Correct.  Stars explode, worlds collide, there's hardly anywhere in the universe where humans can live without being frozen or fried, and yet you believe that a ... a bed is a normal thing.  It is the most amazing talent.

'Talent?'

Oh, yes.  A very speccial kind of stupidity.  You think the whole universe is inside your heads.

'You make us sound mad,' said Susan.  A nice warm bed ...

No.  You need to believe in things that aren't true.  How else can they become?  said Death, helping her up on to Binky."

(Terry Pratchett: Hogfather)

So you see, Messrs.
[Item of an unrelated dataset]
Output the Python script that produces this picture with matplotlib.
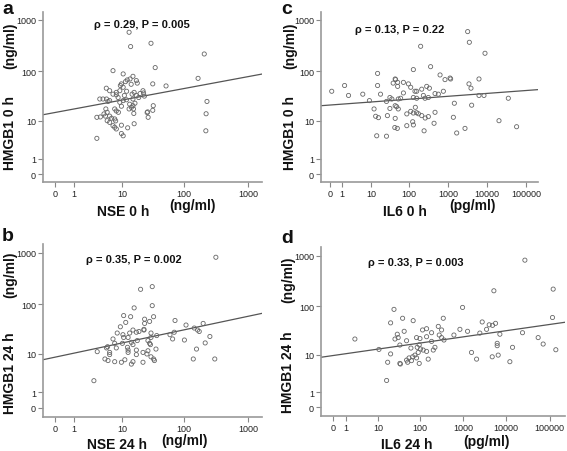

Stewart and Cohen, there is narrativium everywhere where there are humans.  It may not have been part of the universe from the time of its creation (however we attempt to pinpoint or define that time).  And we don't know whether any of the long-extinct creatures who populated our planet millions of years before we came along had it -- if they did, it seems they at any rate didn't have enough of it to create a lasting record beyond their fossilized physical remains.  But humans wouldn't be humans without narrativium.  Because that's how the rising ape becomes something more than a mammal (call it a falling angel or whatever you will).  Because that's why it is the sun we see rising every morning, not merely a ball of flaming gas.  Because that's why the stars are shining in the sky at night, not a collection of galactic nuclear reactors that just happen to be close enough so we can see them with our naked eye.  And because that's what enables us to hope, to dream, and to consequently make things come true that nobody previously even thought possible.

 

It's narrativium that got us where we are today.  Not alone -- science, technology, and a whole lot of parts of the "How-to-Make-a-Human-Being-Kit" helped.  A lot.  But narrativium is the glue that holds them all together.

 

And since as a species we also seem to be endowed with a fair share of bloodimindium, maybe -- just maybe -- that, combined with narrativium and scientific advance all together will even enable us to survive the next big global catastrophe, which in galactic terms would seem to be right around the corner (at least if our Earth's history to date is anything to go by).  If the sharks and a bunch of protozoons could, then one would hope so could we ... space elevator, starship Enterprise, or whatever else it takes, right?

 

P.S.  Like MbD's and BT's, my love of the Discworld wizards is unbroken.  And clearly there is no higher life form than a librarian.  (Ook.)

 

P.P.S.  I said elsewhere that I'd be replacing Val McDermid's Forensics with this book as my "16 Festive Tasks" Newtonmas read.  I'm still doing this: at least it does actually have a reasonable degree of actual scientific contents; even if highly contradictory in both approach and substance and even if I didn't much care for the two science writers' tone.